* **Challenge**
Extract, without alteration, each line from the start of the listing to the line bearing "const bandWidths = [0.122, 0.071];".
[START Supplied information]
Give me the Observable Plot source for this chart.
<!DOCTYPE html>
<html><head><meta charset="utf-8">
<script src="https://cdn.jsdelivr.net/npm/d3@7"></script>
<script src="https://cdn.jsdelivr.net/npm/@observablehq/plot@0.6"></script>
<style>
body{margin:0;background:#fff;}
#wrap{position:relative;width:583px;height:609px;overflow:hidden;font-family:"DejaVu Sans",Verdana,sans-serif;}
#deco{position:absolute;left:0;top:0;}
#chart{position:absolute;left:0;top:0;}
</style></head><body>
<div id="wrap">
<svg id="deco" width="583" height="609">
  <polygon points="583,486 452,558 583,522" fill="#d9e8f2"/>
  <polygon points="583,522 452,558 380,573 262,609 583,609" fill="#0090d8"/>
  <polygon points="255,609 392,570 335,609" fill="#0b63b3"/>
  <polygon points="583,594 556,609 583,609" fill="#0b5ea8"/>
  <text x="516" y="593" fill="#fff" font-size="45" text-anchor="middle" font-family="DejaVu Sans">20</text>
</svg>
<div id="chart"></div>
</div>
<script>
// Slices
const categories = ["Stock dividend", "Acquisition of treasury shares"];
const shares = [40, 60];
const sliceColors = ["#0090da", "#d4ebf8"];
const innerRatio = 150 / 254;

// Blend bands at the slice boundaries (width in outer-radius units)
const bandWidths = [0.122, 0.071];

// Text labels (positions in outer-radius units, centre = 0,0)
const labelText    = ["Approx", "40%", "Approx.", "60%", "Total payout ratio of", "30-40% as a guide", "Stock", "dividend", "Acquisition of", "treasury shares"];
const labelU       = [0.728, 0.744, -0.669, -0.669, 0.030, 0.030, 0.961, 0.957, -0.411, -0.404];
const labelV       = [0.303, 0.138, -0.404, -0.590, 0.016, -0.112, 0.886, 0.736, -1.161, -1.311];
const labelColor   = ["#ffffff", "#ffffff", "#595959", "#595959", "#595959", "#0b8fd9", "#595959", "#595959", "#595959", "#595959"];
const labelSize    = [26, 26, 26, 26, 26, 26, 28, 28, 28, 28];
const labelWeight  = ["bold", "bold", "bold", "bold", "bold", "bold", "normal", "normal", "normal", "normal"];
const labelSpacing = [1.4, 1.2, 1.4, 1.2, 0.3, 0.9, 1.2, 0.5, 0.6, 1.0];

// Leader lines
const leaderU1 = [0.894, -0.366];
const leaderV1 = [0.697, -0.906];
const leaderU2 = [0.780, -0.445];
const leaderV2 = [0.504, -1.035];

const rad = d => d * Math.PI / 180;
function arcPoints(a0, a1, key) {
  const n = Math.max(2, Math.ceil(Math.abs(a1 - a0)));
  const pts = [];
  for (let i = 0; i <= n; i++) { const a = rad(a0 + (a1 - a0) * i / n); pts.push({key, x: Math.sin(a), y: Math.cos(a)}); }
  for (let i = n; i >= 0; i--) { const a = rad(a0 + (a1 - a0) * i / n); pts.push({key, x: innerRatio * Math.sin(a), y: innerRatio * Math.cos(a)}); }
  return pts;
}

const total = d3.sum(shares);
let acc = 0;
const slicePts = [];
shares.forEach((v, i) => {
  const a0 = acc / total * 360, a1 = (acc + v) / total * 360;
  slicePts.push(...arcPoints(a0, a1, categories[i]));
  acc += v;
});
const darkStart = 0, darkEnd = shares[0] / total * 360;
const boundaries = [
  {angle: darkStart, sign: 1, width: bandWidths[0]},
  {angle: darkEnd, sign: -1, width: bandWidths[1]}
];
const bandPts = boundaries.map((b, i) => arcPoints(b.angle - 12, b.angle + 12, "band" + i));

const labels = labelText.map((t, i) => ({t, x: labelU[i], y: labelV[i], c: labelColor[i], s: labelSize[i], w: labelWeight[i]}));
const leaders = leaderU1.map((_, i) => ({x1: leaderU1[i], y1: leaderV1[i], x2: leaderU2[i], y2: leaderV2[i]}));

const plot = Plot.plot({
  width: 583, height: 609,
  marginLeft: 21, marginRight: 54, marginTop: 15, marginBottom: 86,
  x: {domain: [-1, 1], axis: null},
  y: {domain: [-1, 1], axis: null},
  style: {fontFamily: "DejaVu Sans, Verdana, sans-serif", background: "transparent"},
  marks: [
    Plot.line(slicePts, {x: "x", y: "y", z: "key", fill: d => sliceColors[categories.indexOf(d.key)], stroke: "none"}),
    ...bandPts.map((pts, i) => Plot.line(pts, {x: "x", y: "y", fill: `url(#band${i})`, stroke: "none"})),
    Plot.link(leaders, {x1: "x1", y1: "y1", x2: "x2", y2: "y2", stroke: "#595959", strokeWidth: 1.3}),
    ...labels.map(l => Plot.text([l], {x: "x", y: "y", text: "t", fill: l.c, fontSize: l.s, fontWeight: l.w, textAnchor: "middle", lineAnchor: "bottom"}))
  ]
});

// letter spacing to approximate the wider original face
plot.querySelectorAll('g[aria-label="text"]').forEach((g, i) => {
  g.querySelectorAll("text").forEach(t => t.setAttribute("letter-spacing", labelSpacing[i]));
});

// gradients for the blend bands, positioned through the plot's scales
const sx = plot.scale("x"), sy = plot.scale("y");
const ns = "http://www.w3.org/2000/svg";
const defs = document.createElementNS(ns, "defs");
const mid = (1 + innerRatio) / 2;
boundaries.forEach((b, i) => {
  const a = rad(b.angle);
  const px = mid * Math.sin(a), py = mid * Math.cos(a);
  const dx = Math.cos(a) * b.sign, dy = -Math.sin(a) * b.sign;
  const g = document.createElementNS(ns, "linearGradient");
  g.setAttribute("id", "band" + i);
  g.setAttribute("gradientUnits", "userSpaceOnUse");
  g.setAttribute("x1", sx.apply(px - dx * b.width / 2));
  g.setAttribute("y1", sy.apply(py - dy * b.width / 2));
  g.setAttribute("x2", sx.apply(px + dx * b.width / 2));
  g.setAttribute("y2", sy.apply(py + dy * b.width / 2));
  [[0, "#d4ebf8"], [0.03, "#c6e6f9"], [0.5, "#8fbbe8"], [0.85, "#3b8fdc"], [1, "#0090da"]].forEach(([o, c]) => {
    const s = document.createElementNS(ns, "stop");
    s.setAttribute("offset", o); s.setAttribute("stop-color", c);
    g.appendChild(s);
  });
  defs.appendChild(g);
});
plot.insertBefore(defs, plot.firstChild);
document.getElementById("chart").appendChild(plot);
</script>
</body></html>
[END Supplied information]
* **The reply**
Give me the Observable Plot source for this chart.
<!DOCTYPE html>
<html><head><meta charset="utf-8">
<script src="https://cdn.jsdelivr.net/npm/d3@7"></script>
<script src="https://cdn.jsdelivr.net/npm/@observablehq/plot@0.6"></script>
<style>
body{margin:0;background:#fff;}
#wrap{position:relative;width:583px;height:609px;overflow:hidden;font-family:"DejaVu Sans",Verdana,sans-serif;}
#deco{position:absolute;left:0;top:0;}
#chart{position:absolute;left:0;top:0;}
</style></head><body>
<div id="wrap">
<svg id="deco" width="583" height="609">
  <polygon points="583,486 452,558 583,522" fill="#d9e8f2"/>
  <polygon points="583,522 452,558 380,573 262,609 583,609" fill="#0090d8"/>
  <polygon points="255,609 392,570 335,609" fill="#0b63b3"/>
  <polygon points="583,594 556,609 583,609" fill="#0b5ea8"/>
  <text x="516" y="593" fill="#fff" font-size="45" text-anchor="middle" font-family="DejaVu Sans">20</text>
</svg>
<div id="chart"></div>
</div>
<script>
// Slices
const categories = ["Stock dividend", "Acquisition of treasury shares"];
const shares = [40, 60];
const sliceColors = ["#0090da", "#d4ebf8"];
const innerRatio = 150 / 254;

// Blend bands at the slice boundaries (width in outer-radius units)
const bandWidths = [0.122, 0.071];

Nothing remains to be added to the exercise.